Develop script to transfer AU data to Specify

NHMDenmark / Mass-Digitizer

Common repo for the DaSSCo team

Apache License 2.0

1 stars 0 forks source link

Develop script to transfer AU data to Specify #516

Open PipBrewer opened 4 months ago

PipBrewer commented 4 months ago

Arhus University Herbarium currently have data that is equivalent to NHMD's digi app exports (with some differences). This needs a GREL script writing to transform it so it can be imported into Specify

beckerah commented 1 month ago

We've now decided to put together a Python script for this instead of creating a new GREL script for OpenRefine. We just got our first data dump from AU yesterday. The next step will be to go through the data and decide which fields need to be imported into Specify.

beckerah commented 1 month ago

Steps for script will be:

Loop through any csv file in a folder that ends in _checked or _checked_corrected
Store the filename as a variable
Modify filename to end in _processed.tsv
Add in appropriate columns, some adding values for all rows, others adding values based on values in other columns (see GREL steps)
Rename columns
Reorder columns
Spit out tsv with correct name
Add filename to log
Move processed tsv to correct Ready for Specify folder
Move original csv to correct Archive

beckerah commented 3 days ago

The following data needs to be pulled from the species-web db:

From table Specimen:

id
barcode
guid
digitiser
date_asset_taken (catalogued date)
folder id (to match with Folder Versions table)

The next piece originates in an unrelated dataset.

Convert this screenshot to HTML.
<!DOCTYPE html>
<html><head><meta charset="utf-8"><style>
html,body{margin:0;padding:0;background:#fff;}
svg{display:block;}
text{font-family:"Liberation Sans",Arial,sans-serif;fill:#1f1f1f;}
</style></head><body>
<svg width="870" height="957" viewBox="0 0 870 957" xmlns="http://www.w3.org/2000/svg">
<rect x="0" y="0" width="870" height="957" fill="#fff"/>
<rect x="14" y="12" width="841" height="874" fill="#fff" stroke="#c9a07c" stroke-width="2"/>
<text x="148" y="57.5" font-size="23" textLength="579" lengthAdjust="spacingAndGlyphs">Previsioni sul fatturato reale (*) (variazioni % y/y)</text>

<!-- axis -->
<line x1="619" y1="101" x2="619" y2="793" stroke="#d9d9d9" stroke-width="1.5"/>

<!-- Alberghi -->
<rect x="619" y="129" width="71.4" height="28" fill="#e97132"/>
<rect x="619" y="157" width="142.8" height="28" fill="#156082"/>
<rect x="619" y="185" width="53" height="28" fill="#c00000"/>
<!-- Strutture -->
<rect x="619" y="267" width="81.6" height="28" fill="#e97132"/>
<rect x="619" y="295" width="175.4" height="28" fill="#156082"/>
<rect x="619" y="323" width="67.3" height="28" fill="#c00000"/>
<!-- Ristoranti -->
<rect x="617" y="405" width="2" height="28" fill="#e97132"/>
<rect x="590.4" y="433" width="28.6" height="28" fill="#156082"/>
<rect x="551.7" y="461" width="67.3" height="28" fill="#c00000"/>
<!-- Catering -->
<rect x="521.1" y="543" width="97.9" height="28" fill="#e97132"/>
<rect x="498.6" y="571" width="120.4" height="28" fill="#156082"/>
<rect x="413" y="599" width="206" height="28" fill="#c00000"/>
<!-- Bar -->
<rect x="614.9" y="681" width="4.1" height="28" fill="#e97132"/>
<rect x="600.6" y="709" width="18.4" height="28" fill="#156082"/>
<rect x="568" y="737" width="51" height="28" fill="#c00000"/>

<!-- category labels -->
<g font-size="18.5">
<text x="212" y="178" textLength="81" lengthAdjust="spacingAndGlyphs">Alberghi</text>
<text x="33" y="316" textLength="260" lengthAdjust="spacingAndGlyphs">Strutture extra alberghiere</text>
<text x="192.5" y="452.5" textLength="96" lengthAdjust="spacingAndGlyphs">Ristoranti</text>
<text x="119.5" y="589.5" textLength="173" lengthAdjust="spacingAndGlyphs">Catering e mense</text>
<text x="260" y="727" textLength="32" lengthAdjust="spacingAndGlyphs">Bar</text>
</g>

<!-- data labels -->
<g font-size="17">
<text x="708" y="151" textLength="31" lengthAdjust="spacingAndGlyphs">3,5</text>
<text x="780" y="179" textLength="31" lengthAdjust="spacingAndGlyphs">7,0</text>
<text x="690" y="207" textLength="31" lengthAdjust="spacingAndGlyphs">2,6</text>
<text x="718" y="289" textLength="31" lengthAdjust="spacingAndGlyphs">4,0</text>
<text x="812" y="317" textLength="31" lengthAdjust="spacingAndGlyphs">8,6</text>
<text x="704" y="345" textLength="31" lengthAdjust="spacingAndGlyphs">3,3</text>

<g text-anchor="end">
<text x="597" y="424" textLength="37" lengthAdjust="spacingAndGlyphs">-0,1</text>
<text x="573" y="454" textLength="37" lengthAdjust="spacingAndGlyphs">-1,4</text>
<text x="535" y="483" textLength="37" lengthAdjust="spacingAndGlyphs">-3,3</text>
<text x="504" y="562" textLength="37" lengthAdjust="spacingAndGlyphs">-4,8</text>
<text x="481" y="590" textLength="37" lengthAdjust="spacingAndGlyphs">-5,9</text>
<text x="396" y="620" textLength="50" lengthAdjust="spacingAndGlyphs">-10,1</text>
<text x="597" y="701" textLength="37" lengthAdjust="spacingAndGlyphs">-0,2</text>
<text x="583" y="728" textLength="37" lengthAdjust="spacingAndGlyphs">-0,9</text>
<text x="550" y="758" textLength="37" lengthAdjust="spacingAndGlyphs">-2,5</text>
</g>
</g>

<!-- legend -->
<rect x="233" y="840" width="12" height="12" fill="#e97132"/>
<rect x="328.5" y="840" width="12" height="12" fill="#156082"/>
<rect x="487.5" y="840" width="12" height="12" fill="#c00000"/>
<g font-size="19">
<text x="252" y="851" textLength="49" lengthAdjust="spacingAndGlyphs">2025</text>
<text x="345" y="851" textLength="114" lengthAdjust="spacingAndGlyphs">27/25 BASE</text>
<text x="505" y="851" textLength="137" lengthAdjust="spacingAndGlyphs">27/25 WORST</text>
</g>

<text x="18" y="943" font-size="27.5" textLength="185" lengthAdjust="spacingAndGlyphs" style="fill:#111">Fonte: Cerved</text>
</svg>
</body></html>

From table Folder Versions:

id (to match with Specimen table)
folder id
area (broad geographic region)
family
genus
species
variety
subspecies
highest classification (actually lowest classification)
gbif match json (includes full taxonomy and author info; will be null if nothing was found and there should be a row with duplicate folder id containing correct info)

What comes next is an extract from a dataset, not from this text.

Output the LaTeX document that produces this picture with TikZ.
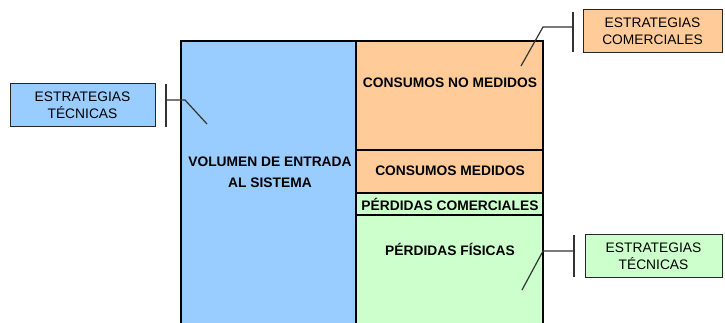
\documentclass[tikz,border=0pt]{standalone}
\usepackage{fontspec}
\setmainfont{Liberation Sans}
\usetikzlibrary{positioning}
\definecolor{azul}{HTML}{99CCFF}
\definecolor{naranja}{HTML}{FFCC99}
\definecolor{verde}{HTML}{CCFFCC}

\tikzset{
  etiqueta/.style={draw=black!85, line width=1pt, align=center, inner sep=0pt,
    minimum height=43, font=\fontsize{13.8}{17}\selectfont},
  zona/.style={align=center, font=\bfseries\fontsize{13.8}{21}\selectfont},
  guia/.style={draw=black!80, line width=1.2pt}
}

\begin{document}
\begin{tikzpicture}[x=1pt, y=-1pt]
  \useasboundingbox (0,0) rectangle (725,323);

  % regiones del balance
  \fill[azul] (181,41) rectangle (356,326);
  \fill[naranja] (356,41) rectangle (543,193);
  \fill[verde] (356,193) rectangle (543,326);
  \draw[line width=2pt] (356,41) -- (356,326);
  \draw[line width=2pt] (356,150) -- (543,150);
  \draw[line width=2pt] (356,193) -- (543,193);
  \draw[line width=2pt] (356,215) -- (543,215);
  \draw[line width=2pt] (181,326) -- (181,41) -- (543,41) -- (543,326);

  \node[zona] (volumen) at (270,172) {VOLUMEN DE ENTRADA\\AL SISTEMA};
  \node[zona] (noMedidos) at (450,83) {CONSUMOS NO MEDIDOS};
  \node[zona] (medidos) at (450,171) {CONSUMOS MEDIDOS};
  \node[zona] (comerciales) at (450,204.5) {PÉRDIDAS COMERCIALES};
  \node[zona] (fisicas) at (450,249) {PÉRDIDAS FÍSICAS};

  % etiquetas de estrategias
  \node[etiqueta, fill=azul, minimum width=145] (estTecA) at (82.5,105.5) {ESTRATEGIAS\\TÉCNICAS};
  \node[etiqueta, fill=naranja, minimum width=139] (estCom) at (652.5,31.5) {ESTRATEGIAS\\COMERCIALES};
  \node[etiqueta, fill=verde, minimum width=137] (estTecB) at (653.5,256) {ESTRATEGIAS\\TÉCNICAS};

  % corchetes y guias
  \coordinate (cA1) at (166,84);
  \coordinate (cA2) at (166,127);
  \coordinate (cA) at (166,100);
  \coordinate (qA) at (185,100);
  \coordinate (pA) at (207,124);
  \draw[guia] (cA1) -- (cA2);
  \draw[guia] (cA) -- (qA) -- (pA);

  \coordinate (cB1) at (573,12);
  \coordinate (cB2) at (573,52);
  \coordinate (cB) at (573,27);
  \coordinate (qB) at (543,27);
  \coordinate (pB) at (521,66);
  \draw[guia] (cB1) -- (cB2);
  \draw[guia] (cB) -- (qB) -- (pB);

  \coordinate (cC1) at (574,235);
  \coordinate (cC2) at (574,277);
  \coordinate (cC) at (574,251);
  \coordinate (qC) at (543,251);
  \coordinate (pC) at (522,290);
  \draw[guia] (cC1) -- (cC2);
  \draw[guia] (cC) -- (qC) -- (pC);
\end{tikzpicture}
\end{document}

I've written a SQL query to pull this data and join it (currently a left join where folder versions is left). I need to add barcodes to this when we update the db.

beckerah commented 3 days ago

Additional information that needs to be added:

projectnumber: DaSSCo publish: True storedunder: True preptypename: Sheet count: 1 collection: ??? datafile_remark: [name of db export]? Possibly by date? Is this useful? datafile_source: DaSSCo data file datafile_date: [date of digitization]

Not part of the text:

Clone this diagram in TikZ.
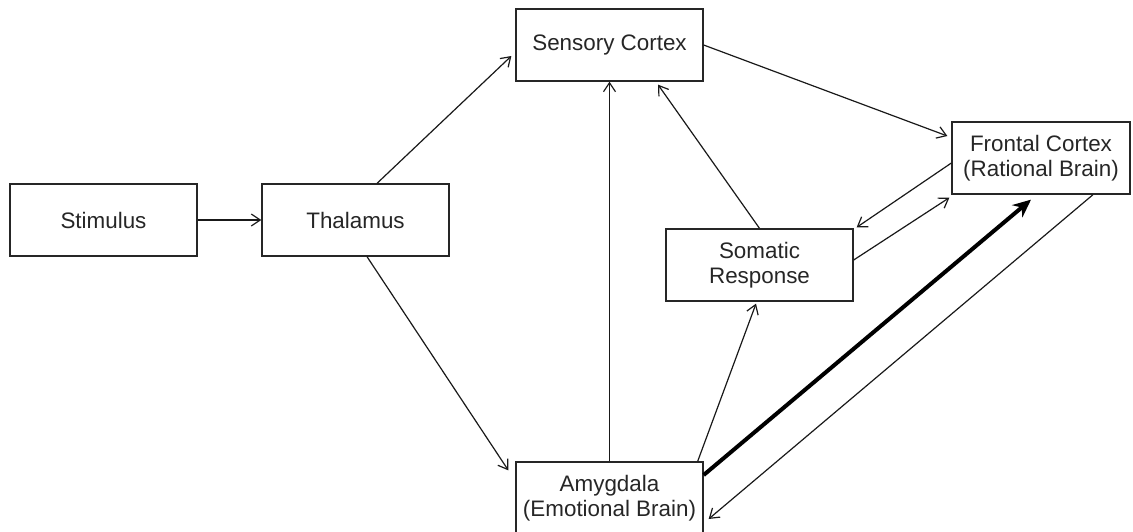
\documentclass[tikz,border=0pt]{standalone}
\usepackage{fontspec}
\setmainfont{Liberation Sans}
\usetikzlibrary{arrows.meta}
\usetikzlibrary{calc}

\begin{document}
\begin{tikzpicture}[x=0.5pt,y=-0.5pt,
    box/.style={draw=black!85,line width=0.65pt,text=black!85,
      minimum width=93.5pt,minimum height=36pt,inner sep=0pt,
      align=center,font=\fontsize{11.2}{12.5}\selectfont},
    link/.style={draw=black!90,line width=0.6pt,
      -{Straight Barb[length=4.5pt,width=6pt]}},
    strong/.style={draw=black,line width=2pt,
      -{Stealth[length=9pt,width=8pt]}}]

  % 余白を含めた全体の大きさ
  \useasboundingbox (0,0) rectangle (1133,531);

  % 箱
  \node[box] (stim) at (103.5,220) {Stimulus};
  \node[box] (thal) at (355.5,220) {Thalamus};
  \node[box] (sens) at (609.5,45) {Sensory Cortex};
  \node[box,minimum width=89pt] (front) at (1041,158) {Frontal Cortex\\(Rational Brain)};
  \node[box] (soma) at (759.5,265) {Somatic\\Response};
  \node[box] (amy) at (609.5,498) {Amygdala\\(Emotional Brain)};

  % 矢印
  \draw[link] (stim.east) -- (thal.west);
  \draw[link] ($(thal.north)+(21.5,0)$) -- ($(sens.west)+(-4,11)$);
  \draw[link] ($(thal.south)+(11.5,0)$) -- ($(amy.north west)+(-7,9)$);
  \draw[link] (amy.north) -- (sens.south);
  \draw[link] (soma.north) -- ($(sens.south)+(48.5,3)$);
  \draw[link] (sens.east) -- ($(front.west)+(-4,-22)$);
  \draw[link] ($(front.west)+(0,5)$) -- ($(soma.north east)+(3,-1)$);
  \draw[link] ($(soma.east)+(0,-5)$) -- ($(front.south west)+(-2,3)$);
  \draw[link] ($(amy.north east)+(-6,0)$) -- ($(soma.south)+(-3.5,2)$);
  \draw[link] ($(front.south)+(52,0)$) -- ($(amy.east)+(5,21)$);
  \draw[strong] ($(amy.east)+(0,-23)$) -- ($(front.south)+(-10,5)$);
\end{tikzpicture}
\end{document}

❓ Questions: At this point, there doesn't seem to be a need for fields like qualifier/addendum or remarks. (Accurate statement?) What is the collection? Will there be hybrids? (These would need to be handled slightly differently because gbif does not keep hybrids in their backbone, therefore the gbif_match_json will always be null for them.) Do we need flags for new taxonomy or would that be redundant since Birgitte is already checking everything in species-web? The digitiser always shows as Birgitte right now. But should it always be Charlotte instead?

beckerah commented 3 days ago

After some additional data exploration, it looks like the fields: family, genus, species, etc do not always reflect the correct taxonomy. Therefore, it is safer to pull the taxonomy from the gbif_match_json field instead. From this field, relevant info we can pull:

taxonID (Do we want to retain taxonID (example: "gbif:2970468), or separate taxon source ("gbif") and id ("2970468")?)
kingdom (needed?)
phylum (needed?)
order (needed?)
family
genus
species
variety
subspecies
scientificName (the full name, including author)
canonicalName (the full name, excluding author)
authorship (just the author by itself)

beckerah commented 2 days ago

The highest classification field is also unreliable, therefore useless. I'll just have to pull the data from the scientificName field. (But if there are hybrids, they will need to be handled differently as there won't be a scientificName field for them maybe?)